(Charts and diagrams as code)
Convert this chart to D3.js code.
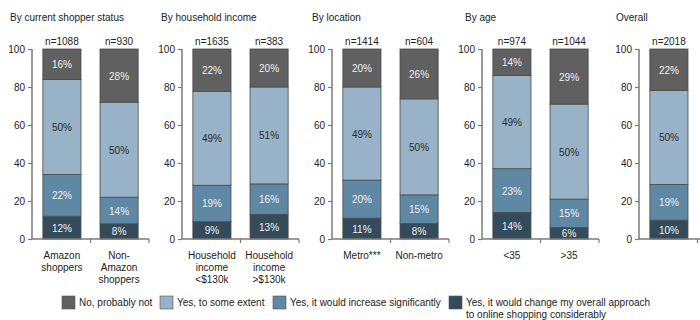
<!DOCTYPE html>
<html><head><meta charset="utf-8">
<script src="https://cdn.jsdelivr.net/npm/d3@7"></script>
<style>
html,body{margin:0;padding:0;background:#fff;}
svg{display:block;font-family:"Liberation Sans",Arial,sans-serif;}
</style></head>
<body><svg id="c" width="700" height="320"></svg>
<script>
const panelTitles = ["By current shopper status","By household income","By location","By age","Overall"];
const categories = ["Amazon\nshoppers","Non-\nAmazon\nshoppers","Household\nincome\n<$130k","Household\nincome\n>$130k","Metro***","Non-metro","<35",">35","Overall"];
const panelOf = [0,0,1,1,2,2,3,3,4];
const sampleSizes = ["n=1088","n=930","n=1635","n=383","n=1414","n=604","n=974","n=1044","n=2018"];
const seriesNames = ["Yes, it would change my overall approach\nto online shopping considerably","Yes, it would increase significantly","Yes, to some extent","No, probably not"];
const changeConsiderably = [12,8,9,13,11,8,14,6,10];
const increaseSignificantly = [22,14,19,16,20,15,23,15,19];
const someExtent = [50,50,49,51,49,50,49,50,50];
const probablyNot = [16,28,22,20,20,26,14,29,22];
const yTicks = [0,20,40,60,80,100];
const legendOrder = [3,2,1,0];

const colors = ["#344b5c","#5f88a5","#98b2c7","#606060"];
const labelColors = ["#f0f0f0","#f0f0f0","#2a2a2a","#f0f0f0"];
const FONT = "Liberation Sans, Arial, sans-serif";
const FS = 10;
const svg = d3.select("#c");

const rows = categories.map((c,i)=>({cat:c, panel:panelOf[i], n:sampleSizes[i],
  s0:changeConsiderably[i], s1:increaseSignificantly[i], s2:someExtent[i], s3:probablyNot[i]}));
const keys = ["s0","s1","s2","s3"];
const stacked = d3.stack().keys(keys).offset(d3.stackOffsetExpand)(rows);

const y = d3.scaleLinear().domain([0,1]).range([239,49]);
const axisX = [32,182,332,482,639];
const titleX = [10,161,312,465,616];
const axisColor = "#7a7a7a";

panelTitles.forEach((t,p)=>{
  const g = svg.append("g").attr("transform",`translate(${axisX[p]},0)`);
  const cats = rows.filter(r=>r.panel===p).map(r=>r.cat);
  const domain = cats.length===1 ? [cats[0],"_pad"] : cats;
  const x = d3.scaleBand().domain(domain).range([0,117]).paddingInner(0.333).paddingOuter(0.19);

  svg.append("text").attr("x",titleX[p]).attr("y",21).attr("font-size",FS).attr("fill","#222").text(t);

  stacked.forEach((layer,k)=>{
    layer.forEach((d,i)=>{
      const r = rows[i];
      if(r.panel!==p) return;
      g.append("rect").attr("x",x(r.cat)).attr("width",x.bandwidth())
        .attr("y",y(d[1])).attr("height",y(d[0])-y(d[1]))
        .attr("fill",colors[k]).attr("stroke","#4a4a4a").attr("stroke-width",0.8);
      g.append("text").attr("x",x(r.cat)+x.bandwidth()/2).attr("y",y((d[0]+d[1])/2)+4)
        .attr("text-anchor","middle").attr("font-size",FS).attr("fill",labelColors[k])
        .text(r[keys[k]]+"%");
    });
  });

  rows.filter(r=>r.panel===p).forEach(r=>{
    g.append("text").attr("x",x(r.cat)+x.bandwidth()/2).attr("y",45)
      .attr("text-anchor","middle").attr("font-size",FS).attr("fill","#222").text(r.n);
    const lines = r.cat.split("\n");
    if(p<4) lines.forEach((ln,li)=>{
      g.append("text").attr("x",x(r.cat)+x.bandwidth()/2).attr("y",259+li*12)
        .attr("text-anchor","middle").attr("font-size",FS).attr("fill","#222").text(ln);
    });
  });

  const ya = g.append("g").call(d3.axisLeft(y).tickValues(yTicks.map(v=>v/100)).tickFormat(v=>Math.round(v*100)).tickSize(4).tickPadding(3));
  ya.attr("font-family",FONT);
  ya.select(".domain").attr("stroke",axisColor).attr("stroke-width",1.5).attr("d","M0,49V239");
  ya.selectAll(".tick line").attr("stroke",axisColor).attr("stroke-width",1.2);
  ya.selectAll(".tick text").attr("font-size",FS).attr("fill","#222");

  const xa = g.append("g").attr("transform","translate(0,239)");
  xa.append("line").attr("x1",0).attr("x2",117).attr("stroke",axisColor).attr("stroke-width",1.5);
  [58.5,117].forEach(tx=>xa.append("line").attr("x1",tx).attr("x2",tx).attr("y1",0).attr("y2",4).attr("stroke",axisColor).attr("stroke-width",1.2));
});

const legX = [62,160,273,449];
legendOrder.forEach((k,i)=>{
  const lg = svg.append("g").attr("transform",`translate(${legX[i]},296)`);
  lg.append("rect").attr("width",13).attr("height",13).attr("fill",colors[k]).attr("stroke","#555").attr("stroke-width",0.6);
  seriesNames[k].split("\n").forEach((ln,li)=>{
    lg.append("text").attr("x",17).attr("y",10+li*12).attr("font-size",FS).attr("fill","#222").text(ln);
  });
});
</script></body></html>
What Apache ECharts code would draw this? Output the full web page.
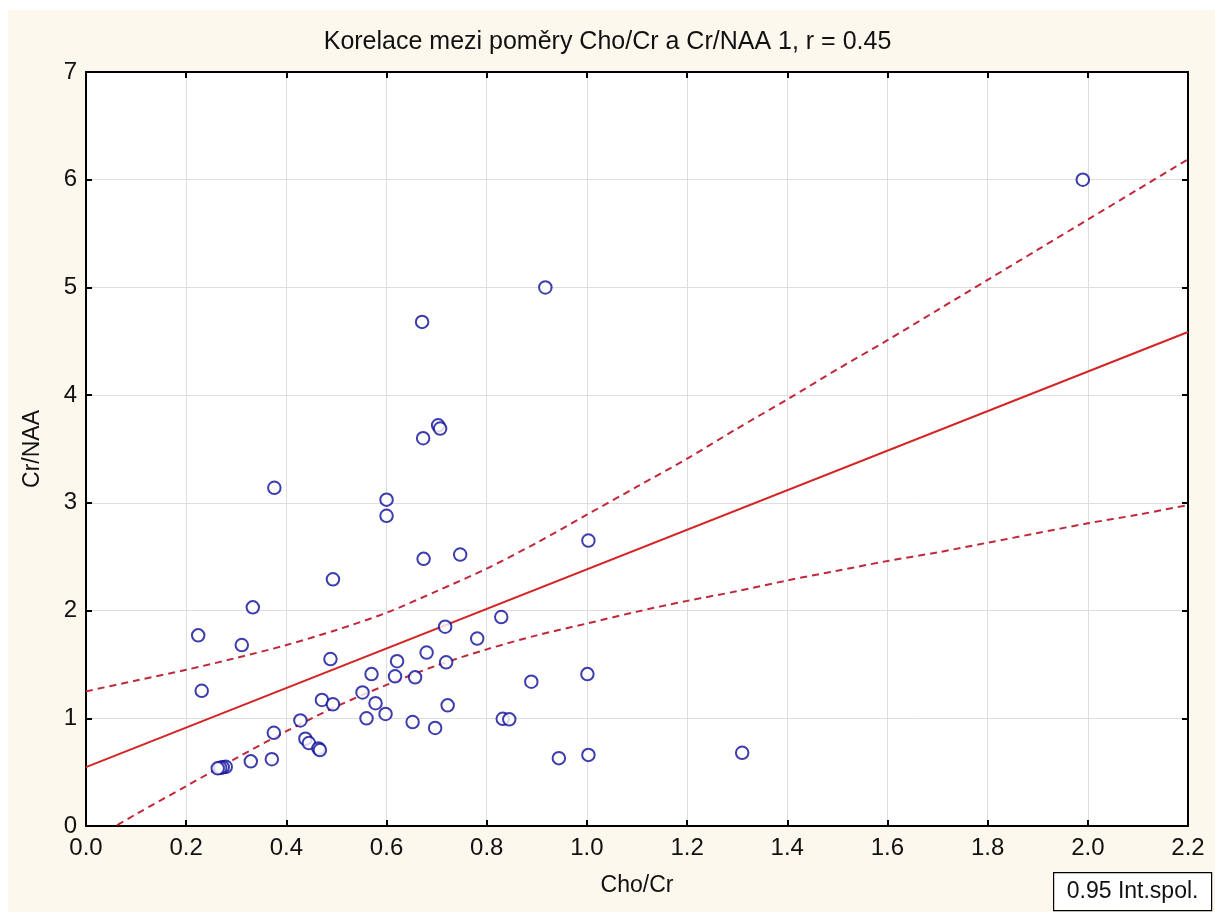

» Exercise details
Pictures excluded, quote all the data above exactly.

» Final answer
Convert this chart to D3.js code.
<!DOCTYPE html>
<html><head><meta charset="utf-8">
<script src="https://cdn.jsdelivr.net/npm/d3@7"></script>
<style>
html,body{margin:0;padding:0;background:#fff;}
svg{display:block;font-family:"Liberation Sans",Arial,sans-serif;}
</style></head>
<body><svg id="c" width="700" height="320"></svg>
<script>
const panelTitles = ["By current shopper status","By household income","By location","By age","Overall"];
const categories = ["Amazon\nshoppers","Non-\nAmazon\nshoppers","Household\nincome\n<$130k","Household\nincome\n>$130k","Metro***","Non-metro","<35",">35","Overall"];
const panelOf = [0,0,1,1,2,2,3,3,4];
const sampleSizes = ["n=1088","n=930","n=1635","n=383","n=1414","n=604","n=974","n=1044","n=2018"];
const seriesNames = ["Yes, it would change my overall approach\nto online shopping considerably","Yes, it would increase significantly","Yes, to some extent","No, probably not"];
const changeConsiderably = [12,8,9,13,11,8,14,6,10];
const increaseSignificantly = [22,14,19,16,20,15,23,15,19];
const someExtent = [50,50,49,51,49,50,49,50,50];
const probablyNot = [16,28,22,20,20,26,14,29,22];
const yTicks = [0,20,40,60,80,100];
const legendOrder = [3,2,1,0];

const colors = ["#344b5c","#5f88a5","#98b2c7","#606060"];
const labelColors = ["#f0f0f0","#f0f0f0","#2a2a2a","#f0f0f0"];
const FONT = "Liberation Sans, Arial, sans-serif";
const FS = 10;
const svg = d3.select("#c");

const rows = categories.map((c,i)=>({cat:c, panel:panelOf[i], n:sampleSizes[i],
  s0:changeConsiderably[i], s1:increaseSignificantly[i], s2:someExtent[i], s3:probablyNot[i]}));
const keys = ["s0","s1","s2","s3"];
const stacked = d3.stack().keys(keys).offset(d3.stackOffsetExpand)(rows);

const y = d3.scaleLinear().domain([0,1]).range([239,49]);
const axisX = [32,182,332,482,639];
const titleX = [10,161,312,465,616];
const axisColor = "#7a7a7a";

panelTitles.forEach((t,p)=>{
  const g = svg.append("g").attr("transform",`translate(${axisX[p]},0)`);
  const cats = rows.filter(r=>r.panel===p).map(r=>r.cat);
  const domain = cats.length===1 ? [cats[0],"_pad"] : cats;
  const x = d3.scaleBand().domain(domain).range([0,117]).paddingInner(0.333).paddingOuter(0.19);

  svg.append("text").attr("x",titleX[p]).attr("y",21).attr("font-size",FS).attr("fill","#222").text(t);

  stacked.forEach((layer,k)=>{
    layer.forEach((d,i)=>{
      const r = rows[i];
      if(r.panel!==p) return;
      g.append("rect").attr("x",x(r.cat)).attr("width",x.bandwidth())
        .attr("y",y(d[1])).attr("height",y(d[0])-y(d[1]))
        .attr("fill",colors[k]).attr("stroke","#4a4a4a").attr("stroke-width",0.8);
      g.append("text").attr("x",x(r.cat)+x.bandwidth()/2).attr("y",y((d[0]+d[1])/2)+4)
        .attr("text-anchor","middle").attr("font-size",FS).attr("fill",labelColors[k])
        .text(r[keys[k]]+"%");
    });
  });

  rows.filter(r=>r.panel===p).forEach(r=>{
    g.append("text").attr("x",x(r.cat)+x.bandwidth()/2).attr("y",45)
      .attr("text-anchor","middle").attr("font-size",FS).attr("fill","#222").text(r.n);
    const lines = r.cat.split("\n");
    if(p<4) lines.forEach((ln,li)=>{
      g.append("text").attr("x",x(r.cat)+x.bandwidth()/2).attr("y",259+li*12)
        .attr("text-anchor","middle").attr("font-size",FS).attr("fill","#222").text(ln);
    });
  });

  const ya = g.append("g").call(d3.axisLeft(y).tickValues(yTicks.map(v=>v/100)).tickFormat(v=>Math.round(v*100)).tickSize(4).tickPadding(3));
  ya.attr("font-family",FONT);
  ya.select(".domain").attr("stroke",axisColor).attr("stroke-width",1.5).attr("d","M0,49V239");
  ya.selectAll(".tick line").attr("stroke",axisColor).attr("stroke-width",1.2);
  ya.selectAll(".tick text").attr("font-size",FS).attr("fill","#222");

  const xa = g.append("g").attr("transform","translate(0,239)");
  xa.append("line").attr("x1",0).attr("x2",117).attr("stroke",axisColor).attr("stroke-width",1.5);
  [58.5,117].forEach(tx=>xa.append("line").attr("x1",tx).attr("x2",tx).attr("y1",0).attr("y2",4).attr("stroke",axisColor).attr("stroke-width",1.2));
});

const legX = [62,160,273,449];
legendOrder.forEach((k,i)=>{
  const lg = svg.append("g").attr("transform",`translate(${legX[i]},296)`);
  lg.append("rect").attr("width",13).attr("height",13).attr("fill",colors[k]).attr("stroke","#555").attr("stroke-width",0.6);
  seriesNames[k].split("\n").forEach((ln,li)=>{
    lg.append("text").attr("x",17).attr("y",10+li*12).attr("font-size",FS).attr("fill","#222").text(ln);
  });
});
</script></body></html>
What Apache ECharts code would draw this? Output the full web page.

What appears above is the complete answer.